Exercise >> Restate the full listing word for word and leave the pictures out.

Raw data >>
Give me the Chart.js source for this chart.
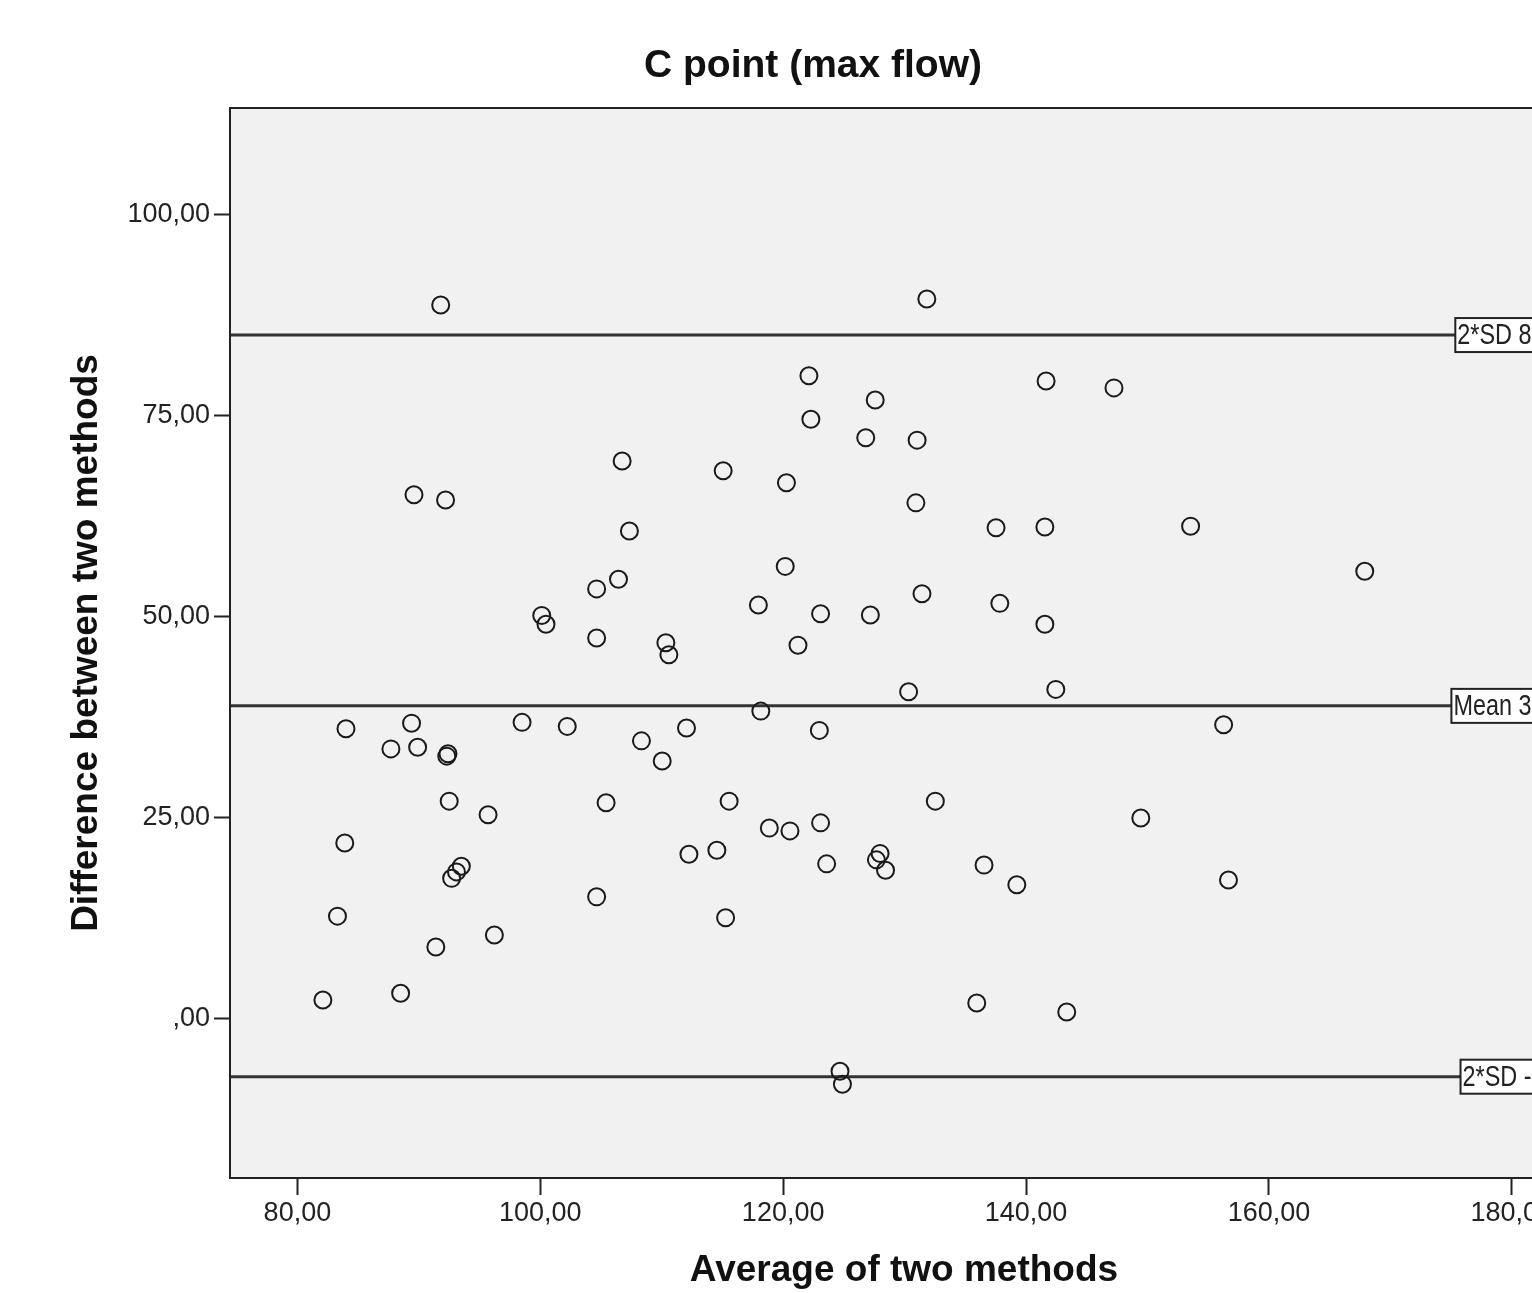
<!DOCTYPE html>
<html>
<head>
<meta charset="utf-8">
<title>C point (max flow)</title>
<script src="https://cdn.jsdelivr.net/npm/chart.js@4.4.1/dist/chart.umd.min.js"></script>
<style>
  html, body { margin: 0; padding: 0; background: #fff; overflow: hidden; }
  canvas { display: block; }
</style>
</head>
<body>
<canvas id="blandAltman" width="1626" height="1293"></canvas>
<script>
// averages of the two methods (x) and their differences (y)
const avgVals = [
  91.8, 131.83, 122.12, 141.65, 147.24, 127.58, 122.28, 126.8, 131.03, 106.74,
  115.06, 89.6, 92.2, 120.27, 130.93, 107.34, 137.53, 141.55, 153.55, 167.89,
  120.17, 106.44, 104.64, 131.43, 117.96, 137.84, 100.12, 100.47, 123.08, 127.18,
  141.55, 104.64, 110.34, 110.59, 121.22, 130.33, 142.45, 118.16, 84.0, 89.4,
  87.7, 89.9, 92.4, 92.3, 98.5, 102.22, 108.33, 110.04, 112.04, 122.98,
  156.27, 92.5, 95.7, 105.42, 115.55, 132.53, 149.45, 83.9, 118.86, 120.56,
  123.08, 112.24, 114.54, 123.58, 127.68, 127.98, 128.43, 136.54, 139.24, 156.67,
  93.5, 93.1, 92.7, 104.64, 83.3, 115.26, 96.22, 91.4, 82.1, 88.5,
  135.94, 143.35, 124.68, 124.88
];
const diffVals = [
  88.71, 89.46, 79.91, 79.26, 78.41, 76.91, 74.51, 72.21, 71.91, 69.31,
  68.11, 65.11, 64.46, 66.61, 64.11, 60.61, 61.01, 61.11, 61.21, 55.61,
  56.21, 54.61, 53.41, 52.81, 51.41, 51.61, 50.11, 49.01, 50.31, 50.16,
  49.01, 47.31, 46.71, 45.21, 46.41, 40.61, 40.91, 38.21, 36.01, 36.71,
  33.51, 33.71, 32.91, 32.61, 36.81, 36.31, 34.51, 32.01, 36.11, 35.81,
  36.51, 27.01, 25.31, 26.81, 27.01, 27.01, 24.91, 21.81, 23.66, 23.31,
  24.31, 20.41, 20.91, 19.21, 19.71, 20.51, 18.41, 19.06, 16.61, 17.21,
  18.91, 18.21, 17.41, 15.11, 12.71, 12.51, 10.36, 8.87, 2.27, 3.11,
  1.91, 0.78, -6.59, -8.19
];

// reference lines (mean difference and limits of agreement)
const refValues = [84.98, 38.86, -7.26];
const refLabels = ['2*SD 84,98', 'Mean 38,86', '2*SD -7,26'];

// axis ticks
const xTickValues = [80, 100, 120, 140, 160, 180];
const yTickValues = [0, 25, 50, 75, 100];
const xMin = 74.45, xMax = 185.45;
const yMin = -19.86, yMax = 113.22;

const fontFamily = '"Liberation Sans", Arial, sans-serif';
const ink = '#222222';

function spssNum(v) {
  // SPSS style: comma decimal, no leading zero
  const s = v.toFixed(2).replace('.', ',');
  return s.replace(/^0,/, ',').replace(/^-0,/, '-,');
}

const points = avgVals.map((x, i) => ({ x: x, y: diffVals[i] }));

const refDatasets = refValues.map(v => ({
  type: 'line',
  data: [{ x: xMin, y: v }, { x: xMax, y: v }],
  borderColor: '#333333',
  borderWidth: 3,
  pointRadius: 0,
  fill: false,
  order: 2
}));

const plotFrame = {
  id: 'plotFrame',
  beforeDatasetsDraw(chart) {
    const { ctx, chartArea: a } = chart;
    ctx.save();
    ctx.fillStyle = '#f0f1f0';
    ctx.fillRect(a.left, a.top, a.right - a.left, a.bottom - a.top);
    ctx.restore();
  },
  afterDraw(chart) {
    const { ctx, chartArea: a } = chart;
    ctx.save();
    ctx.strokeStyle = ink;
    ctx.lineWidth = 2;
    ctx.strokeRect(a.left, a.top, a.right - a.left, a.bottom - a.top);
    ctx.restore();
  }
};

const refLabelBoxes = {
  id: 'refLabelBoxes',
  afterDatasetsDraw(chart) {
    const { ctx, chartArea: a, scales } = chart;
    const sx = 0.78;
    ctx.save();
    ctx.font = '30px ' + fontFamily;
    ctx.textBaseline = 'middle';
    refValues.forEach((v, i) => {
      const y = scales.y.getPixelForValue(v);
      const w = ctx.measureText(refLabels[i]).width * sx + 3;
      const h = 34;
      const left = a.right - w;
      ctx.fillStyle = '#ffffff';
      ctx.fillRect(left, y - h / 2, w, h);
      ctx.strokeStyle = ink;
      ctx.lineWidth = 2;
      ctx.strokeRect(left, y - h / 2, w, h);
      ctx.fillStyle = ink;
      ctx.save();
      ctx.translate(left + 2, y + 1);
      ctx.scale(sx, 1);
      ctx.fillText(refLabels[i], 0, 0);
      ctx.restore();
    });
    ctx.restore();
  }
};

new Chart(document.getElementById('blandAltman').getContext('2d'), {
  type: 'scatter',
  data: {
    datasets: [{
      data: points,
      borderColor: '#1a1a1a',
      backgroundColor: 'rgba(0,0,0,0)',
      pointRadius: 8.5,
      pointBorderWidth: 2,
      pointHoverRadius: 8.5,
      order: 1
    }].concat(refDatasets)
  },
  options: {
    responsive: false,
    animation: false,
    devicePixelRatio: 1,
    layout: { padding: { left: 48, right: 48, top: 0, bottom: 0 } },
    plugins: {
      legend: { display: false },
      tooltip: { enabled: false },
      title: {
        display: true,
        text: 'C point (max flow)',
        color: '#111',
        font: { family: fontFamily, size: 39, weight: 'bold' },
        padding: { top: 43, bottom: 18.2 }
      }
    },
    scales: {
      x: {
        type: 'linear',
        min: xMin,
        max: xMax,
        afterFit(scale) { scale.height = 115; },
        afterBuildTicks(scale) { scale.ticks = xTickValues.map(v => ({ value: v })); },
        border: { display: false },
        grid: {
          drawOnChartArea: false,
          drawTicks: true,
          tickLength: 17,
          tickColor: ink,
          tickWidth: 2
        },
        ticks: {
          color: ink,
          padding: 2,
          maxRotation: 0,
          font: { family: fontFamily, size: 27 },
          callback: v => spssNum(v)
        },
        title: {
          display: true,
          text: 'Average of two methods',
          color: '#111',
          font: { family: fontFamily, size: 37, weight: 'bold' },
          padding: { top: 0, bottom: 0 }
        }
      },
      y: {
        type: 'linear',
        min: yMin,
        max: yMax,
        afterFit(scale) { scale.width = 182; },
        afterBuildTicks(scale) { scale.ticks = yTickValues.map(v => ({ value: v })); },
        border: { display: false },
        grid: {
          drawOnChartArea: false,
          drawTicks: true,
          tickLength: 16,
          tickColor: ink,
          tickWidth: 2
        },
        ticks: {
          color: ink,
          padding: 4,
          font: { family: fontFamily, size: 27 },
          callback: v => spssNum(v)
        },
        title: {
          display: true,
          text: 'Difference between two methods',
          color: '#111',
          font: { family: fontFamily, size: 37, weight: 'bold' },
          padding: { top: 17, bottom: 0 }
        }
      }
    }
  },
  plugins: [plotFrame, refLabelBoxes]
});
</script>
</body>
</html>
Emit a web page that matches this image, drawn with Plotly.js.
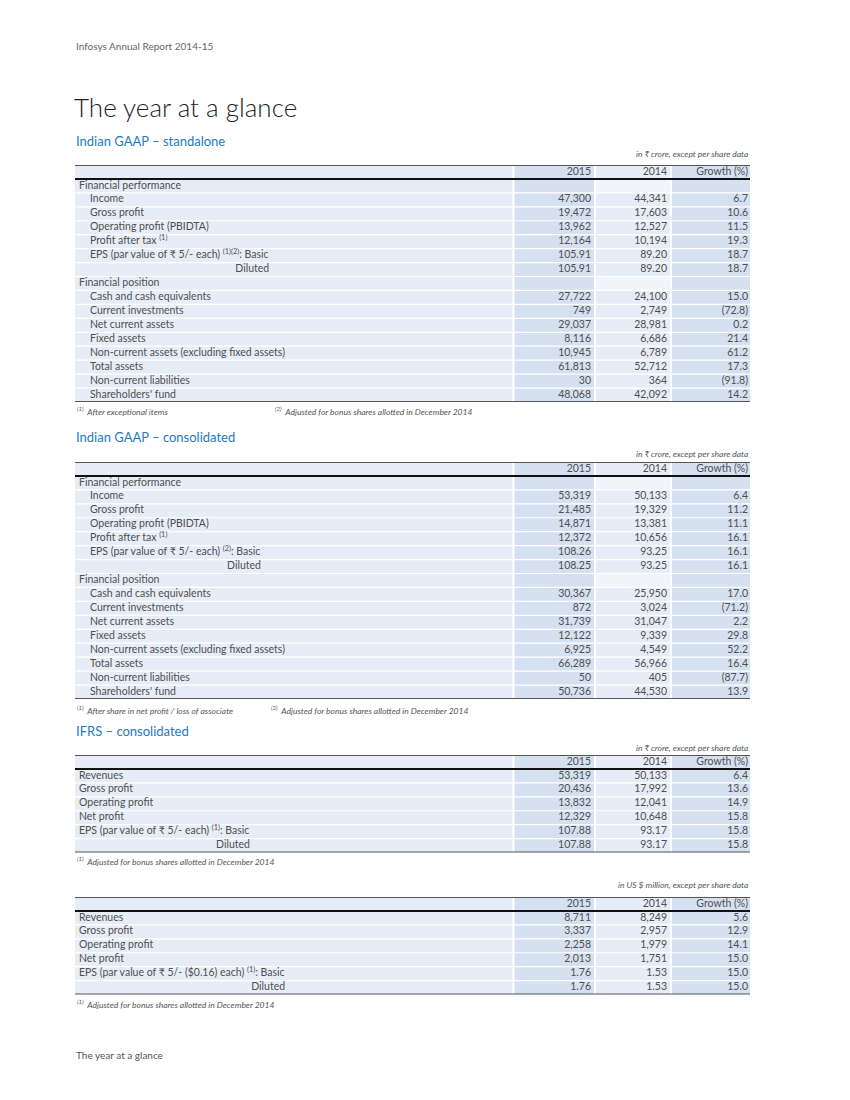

Exercise response >>
Give me the Chart.js source for this chart.
<!DOCTYPE html>
<html>
<head>
<meta charset="utf-8">
<title>C point (max flow)</title>
<script src="https://cdn.jsdelivr.net/npm/chart.js@4.4.1/dist/chart.umd.min.js"></script>
<style>
  html, body { margin: 0; padding: 0; background: #fff; overflow: hidden; }
  canvas { display: block; }
</style>
</head>
<body>
<canvas id="blandAltman" width="1626" height="1293"></canvas>
<script>
// averages of the two methods (x) and their differences (y)
const avgVals = [
  91.8, 131.83, 122.12, 141.65, 147.24, 127.58, 122.28, 126.8, 131.03, 106.74,
  115.06, 89.6, 92.2, 120.27, 130.93, 107.34, 137.53, 141.55, 153.55, 167.89,
  120.17, 106.44, 104.64, 131.43, 117.96, 137.84, 100.12, 100.47, 123.08, 127.18,
  141.55, 104.64, 110.34, 110.59, 121.22, 130.33, 142.45, 118.16, 84.0, 89.4,
  87.7, 89.9, 92.4, 92.3, 98.5, 102.22, 108.33, 110.04, 112.04, 122.98,
  156.27, 92.5, 95.7, 105.42, 115.55, 132.53, 149.45, 83.9, 118.86, 120.56,
  123.08, 112.24, 114.54, 123.58, 127.68, 127.98, 128.43, 136.54, 139.24, 156.67,
  93.5, 93.1, 92.7, 104.64, 83.3, 115.26, 96.22, 91.4, 82.1, 88.5,
  135.94, 143.35, 124.68, 124.88
];
const diffVals = [
  88.71, 89.46, 79.91, 79.26, 78.41, 76.91, 74.51, 72.21, 71.91, 69.31,
  68.11, 65.11, 64.46, 66.61, 64.11, 60.61, 61.01, 61.11, 61.21, 55.61,
  56.21, 54.61, 53.41, 52.81, 51.41, 51.61, 50.11, 49.01, 50.31, 50.16,
  49.01, 47.31, 46.71, 45.21, 46.41, 40.61, 40.91, 38.21, 36.01, 36.71,
  33.51, 33.71, 32.91, 32.61, 36.81, 36.31, 34.51, 32.01, 36.11, 35.81,
  36.51, 27.01, 25.31, 26.81, 27.01, 27.01, 24.91, 21.81, 23.66, 23.31,
  24.31, 20.41, 20.91, 19.21, 19.71, 20.51, 18.41, 19.06, 16.61, 17.21,
  18.91, 18.21, 17.41, 15.11, 12.71, 12.51, 10.36, 8.87, 2.27, 3.11,
  1.91, 0.78, -6.59, -8.19
];

// reference lines (mean difference and limits of agreement)
const refValues = [84.98, 38.86, -7.26];
const refLabels = ['2*SD 84,98', 'Mean 38,86', '2*SD -7,26'];

// axis ticks
const xTickValues = [80, 100, 120, 140, 160, 180];
const yTickValues = [0, 25, 50, 75, 100];
const xMin = 74.45, xMax = 185.45;
const yMin = -19.86, yMax = 113.22;

const fontFamily = '"Liberation Sans", Arial, sans-serif';
const ink = '#222222';

function spssNum(v) {
  // SPSS style: comma decimal, no leading zero
  const s = v.toFixed(2).replace('.', ',');
  return s.replace(/^0,/, ',').replace(/^-0,/, '-,');
}

const points = avgVals.map((x, i) => ({ x: x, y: diffVals[i] }));

const refDatasets = refValues.map(v => ({
  type: 'line',
  data: [{ x: xMin, y: v }, { x: xMax, y: v }],
  borderColor: '#333333',
  borderWidth: 3,
  pointRadius: 0,
  fill: false,
  order: 2
}));

const plotFrame = {
  id: 'plotFrame',
  beforeDatasetsDraw(chart) {
    const { ctx, chartArea: a } = chart;
    ctx.save();
    ctx.fillStyle = '#f0f1f0';
    ctx.fillRect(a.left, a.top, a.right - a.left, a.bottom - a.top);
    ctx.restore();
  },
  afterDraw(chart) {
    const { ctx, chartArea: a } = chart;
    ctx.save();
    ctx.strokeStyle = ink;
    ctx.lineWidth = 2;
    ctx.strokeRect(a.left, a.top, a.right - a.left, a.bottom - a.top);
    ctx.restore();
  }
};

const refLabelBoxes = {
  id: 'refLabelBoxes',
  afterDatasetsDraw(chart) {
    const { ctx, chartArea: a, scales } = chart;
    const sx = 0.78;
    ctx.save();
    ctx.font = '30px ' + fontFamily;
    ctx.textBaseline = 'middle';
    refValues.forEach((v, i) => {
      const y = scales.y.getPixelForValue(v);
      const w = ctx.measureText(refLabels[i]).width * sx + 3;
      const h = 34;
      const left = a.right - w;
      ctx.fillStyle = '#ffffff';
      ctx.fillRect(left, y - h / 2, w, h);
      ctx.strokeStyle = ink;
      ctx.lineWidth = 2;
      ctx.strokeRect(left, y - h / 2, w, h);
      ctx.fillStyle = ink;
      ctx.save();
      ctx.translate(left + 2, y + 1);
      ctx.scale(sx, 1);
      ctx.fillText(refLabels[i], 0, 0);
      ctx.restore();
    });
    ctx.restore();
  }
};

new Chart(document.getElementById('blandAltman').getContext('2d'), {
  type: 'scatter',
  data: {
    datasets: [{
      data: points,
      borderColor: '#1a1a1a',
      backgroundColor: 'rgba(0,0,0,0)',
      pointRadius: 8.5,
      pointBorderWidth: 2,
      pointHoverRadius: 8.5,
      order: 1
    }].concat(refDatasets)
  },
  options: {
    responsive: false,
    animation: false,
    devicePixelRatio: 1,
    layout: { padding: { left: 48, right: 48, top: 0, bottom: 0 } },
    plugins: {
      legend: { display: false },
      tooltip: { enabled: false },
      title: {
        display: true,
        text: 'C point (max flow)',
        color: '#111',
        font: { family: fontFamily, size: 39, weight: 'bold' },
        padding: { top: 43, bottom: 18.2 }
      }
    },
    scales: {
      x: {
        type: 'linear',
        min: xMin,
        max: xMax,
        afterFit(scale) { scale.height = 115; },
        afterBuildTicks(scale) { scale.ticks = xTickValues.map(v => ({ value: v })); },
        border: { display: false },
        grid: {
          drawOnChartArea: false,
          drawTicks: true,
          tickLength: 17,
          tickColor: ink,
          tickWidth: 2
        },
        ticks: {
          color: ink,
          padding: 2,
          maxRotation: 0,
          font: { family: fontFamily, size: 27 },
          callback: v => spssNum(v)
        },
        title: {
          display: true,
          text: 'Average of two methods',
          color: '#111',
          font: { family: fontFamily, size: 37, weight: 'bold' },
          padding: { top: 0, bottom: 0 }
        }
      },
      y: {
        type: 'linear',
        min: yMin,
        max: yMax,
        afterFit(scale) { scale.width = 182; },
        afterBuildTicks(scale) { scale.ticks = yTickValues.map(v => ({ value: v })); },
        border: { display: false },
        grid: {
          drawOnChartArea: false,
          drawTicks: true,
          tickLength: 16,
          tickColor: ink,
          tickWidth: 2
        },
        ticks: {
          color: ink,
          padding: 4,
          font: { family: fontFamily, size: 27 },
          callback: v => spssNum(v)
        },
        title: {
          display: true,
          text: 'Difference between two methods',
          color: '#111',
          font: { family: fontFamily, size: 37, weight: 'bold' },
          padding: { top: 17, bottom: 0 }
        }
      }
    }
  },
  plugins: [plotFrame, refLabelBoxes]
});
</script>
</body>
</html>
Emit a web page that matches this image, drawn with Plotly.js.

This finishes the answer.